Meloy had offered to redact the names of third-party witnesses. Spear ruled that wasn’t necessary. We hope that the decision is precedent-setting, be it in a case of a state fish hatchery employee or a Highway Patrol officer.

Some people have accused us of dragging Northern through the mud by covering events of the last two weeks.

A public cleansing is always good for any institution in the long run.

If in the short run, Northern seems to be mud-covered, Spear will decide who is to blame.

But it’s not the fault the reporter who let the public know what’s going on.

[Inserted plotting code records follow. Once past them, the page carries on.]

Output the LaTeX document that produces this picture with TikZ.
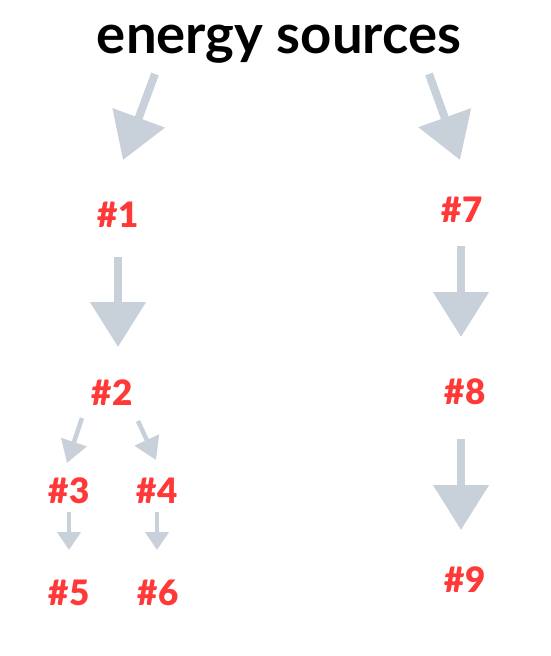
\documentclass[tikz,border=0pt]{standalone}
\usepackage{fontspec}
\setmainfont{Lato}
\newfontfamily\labelfont{Lato Black}
\usepackage{tikz}
\usetikzlibrary{arrows.meta}
\definecolor{arrowgray}{RGB}{200,208,218}
\definecolor{labelred}{RGB}{255,56,56}
\tikzset{title/.style={anchor=base, inner sep=0pt, font=\fontsize{54.5}{60}\selectfont\bfseries}}
\tikzset{label/.style={anchor=base, inner sep=0pt, text=labelred, font=\labelfont\fontsize{35}{38}\selectfont}}
\tikzset{bigarrow/.style={arrowgray, line width=8pt, -{Triangle[width=54pt,length=45pt]}}}
\tikzset{smallarrow/.style={arrowgray, line width=4.5pt, -{Triangle[width=26pt,length=22pt]}}}
\tikzset{tinyarrow/.style={arrowgray, line width=4.5pt, -{Triangle[width=23pt,length=18pt]}}}

\begin{document}
\begin{tikzpicture}
[x=1pt, y=-1pt]
\useasboundingbox (0,0) rectangle (551,656);
%title and the numbered labels
\node (top) at (279,53)[title]{energy sources};
\node (n1) at (118,227)[label]{\#1};
\node (n2) at (112,405)[label]{\#2};
\node (n3) at (69,503)[label]{\#3};
\node (n4) at (157,503)[label]{\#4};
\node (n5) at (69,605)[label]{\#5};
\node (n6) at (158,605)[label]{\#6};
\node (n7) at (462,222)[label]{\#7};
\node (n8) at (465,404)[label]{\#8};
\node (n9) at (465,592)[label]{\#9};
% ends of the arrows
\coordinate (top1) at (155,74);
\coordinate (to1) at (123,160);
\coordinate (top7) at (429,74);
\coordinate (to7) at (460,160);
\coordinate (from1) at (118,257);
\coordinate (to2) at (118,347);
\coordinate (from7) at (461,246);
\coordinate (to8) at (461,337);
\coordinate (from8) at (461,439);
\coordinate (to9) at (461,530);
\coordinate (from2l) at (82,418);
\coordinate (to3) at (67,463);
\coordinate (from2r) at (138,421);
\coordinate (to4) at (156,460);
\coordinate (from3) at (69,512);
\coordinate (to5) at (69,550);
\coordinate (from4) at (157,512);
\coordinate (to6) at (157,550);
\draw[bigarrow] (top1)--(to1);
\draw[bigarrow] (top7)--(to7);
\draw[bigarrow] (from1)--(to2);
\draw[bigarrow] (from7)--(to8);
\draw[bigarrow] (from8)--(to9);
\draw[smallarrow] (from2l)--(to3);
\draw[smallarrow] (from2r)--(to4);
\draw[tinyarrow] (from3)--(to5);
\draw[tinyarrow] (from4)--(to6);
\end{tikzpicture}
\end{document}
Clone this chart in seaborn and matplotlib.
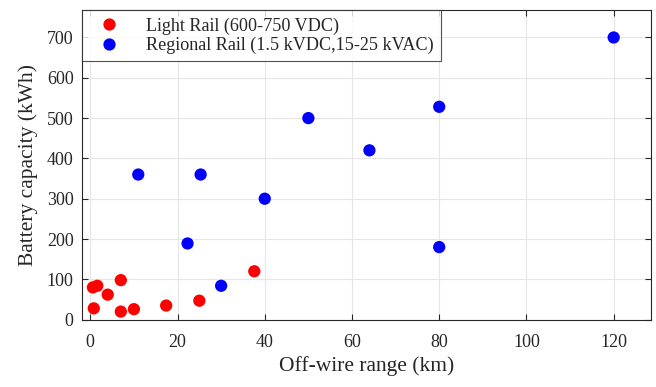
import pandas as pd
import numpy as np
import matplotlib.pyplot as plt
import seaborn as sns

# light rail points (off-wire range km, battery kWh)
light_range = [0.6, 1.6, 0.8, 4, 7, 7, 10, 17.4, 25, 37.6]
light_kwh = [80, 84, 28, 62, 98, 20, 26, 35, 47, 120]

# regional rail points
regional_range = [11, 25.3, 22.3, 30, 40, 50, 64, 80, 80, 120]
regional_kwh = [360, 360, 189, 84, 300, 500, 420, 528, 180, 700]

labels = ["Light Rail (600-750 VDC)", "Regional Rail (1.5 kVDC,15-25 kVAC)"]
colors = {labels[0]: "#ff0000", labels[1]: "#0000ff"}

data = pd.DataFrame({
    "range": light_range + regional_range,
    "kwh": light_kwh + regional_kwh,
    "type": [labels[0]] * len(light_range) + [labels[1]] * len(regional_range),
})

sns.set_style("white")
plt.rcParams["font.family"] = ["Liberation Serif", "DejaVu Serif"]

fig = plt.figure(figsize=(6.56, 3.87), dpi=100)
ax = fig.add_axes([0.125, 0.173, 0.867, 0.801])

sns.scatterplot(x="range", y="kwh", hue="type", data=data, palette=colors,
                s=78, edgecolor="none", ax=ax, zorder=3)

ax.set_xlim(-1.9, 128.5)
ax.set_ylim(-1, 768)
ax.set_xticks(np.arange(0, 121, 20))
ax.set_yticks(np.arange(0, 701, 100))
ax.grid(True, color="#e6e6e6", linewidth=0.8, zorder=0)
ax.set_axisbelow(True)

for sp in ax.spines.values():
    sp.set_color("#262626")
    sp.set_linewidth(0.8)
ax.tick_params(direction="in", length=4, width=0.8, color="#262626",
               labelsize=13, labelcolor="#262626",
               top=True, right=True, bottom=True, left=True, pad=6)
ax.tick_params(axis="x", pad=10)

ax.set_xlabel("Off-wire range (km)", fontsize=15.5, color="#262626", labelpad=4)
ax.set_ylabel("Battery capacity (kWh)", fontsize=15.5, color="#262626", labelpad=6)

leg = ax.legend(loc="upper left", fontsize=13.1, frameon=True, fancybox=False,
                borderaxespad=0, borderpad=0.4, handletextpad=0.9,
                labelspacing=0.12, markerscale=1.0, handlelength=2.2)
leg.get_frame().set_edgecolor("#262626")
leg.get_frame().set_linewidth(0.8)
for t in leg.get_texts():
    t.set_color("#262626")

plt.savefig("out.png", dpi=100)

(John Kelleher is managing editor of the Havre Daily News. He can be reached at jkelleher@havredailynews.com, 406-265-6795, ext. 17, or 406-390-0798.)

 

Reader Comments

(7)

Willy writes:

Good points Unconvinced, I totally agre. There is also the issue where HDN does not always get the whole truth. What about doing a story as to why so many employees have left Northern since Dr. Jim Lambaugh has arrived on campus? Unless you do not want to step on toes....

unconvinced writes:

Mr. Kelleher, with all due respect sir, methinks you are mixed up. People may not be entitled to their own facts, but the HDN often colors, misinterprets and blatantly misrepresents things that your argument fails horribly. For example, you boldly state the HDN is not afraid to step on people's toes; but why don't you tell the public how your reporter (Schmidt) was verbally threatened by someone from Northern and refuses to report the threat of personal injury to the Police, let alone print it.

Willy writes:

John K you are incorrect. I asked some questions and made comments in the case involving Steve Mills that were based entirely on the HDN article and you never put it on here. I understand the profanity and name calling. Still funny that the HDN likes to censor comments.

Despoticpeon writes:

This has been tabloid reporting at best. A sexual harassment case that you can pry open and turn into a dog and pony show for readers because it happened in a public institution and featured a convenient and high profile villain. And that's all fine really, but this op ed attempting to make HDN's efforts look like high minded muckraking is just sad.

jkelleherHDN writes:

Our policy on comments: People can have their opinions but not their own facts. People should comment on what was in the story. No name-calling. No obscenities. No allegation that someone has been involved in criminal activities. Leave that for law enforcement. No racism. If anyone has a question on why their post was not printed, call me at 265-6795 ext. 17. In case you haven't noticed, we are not afraid to step on people's toes. — John Kelleher, Havre Daily News

Slickboyboo writes:

I have to agree with Willie on this one. Is the Havre daily afraid to step on someones toes when an opinion is submitted that HDN doesn't agree with. How sad of a policy is that !

Willy writes:

You guys fight to get the truth, but you will not print opinions. Is that not contradictory.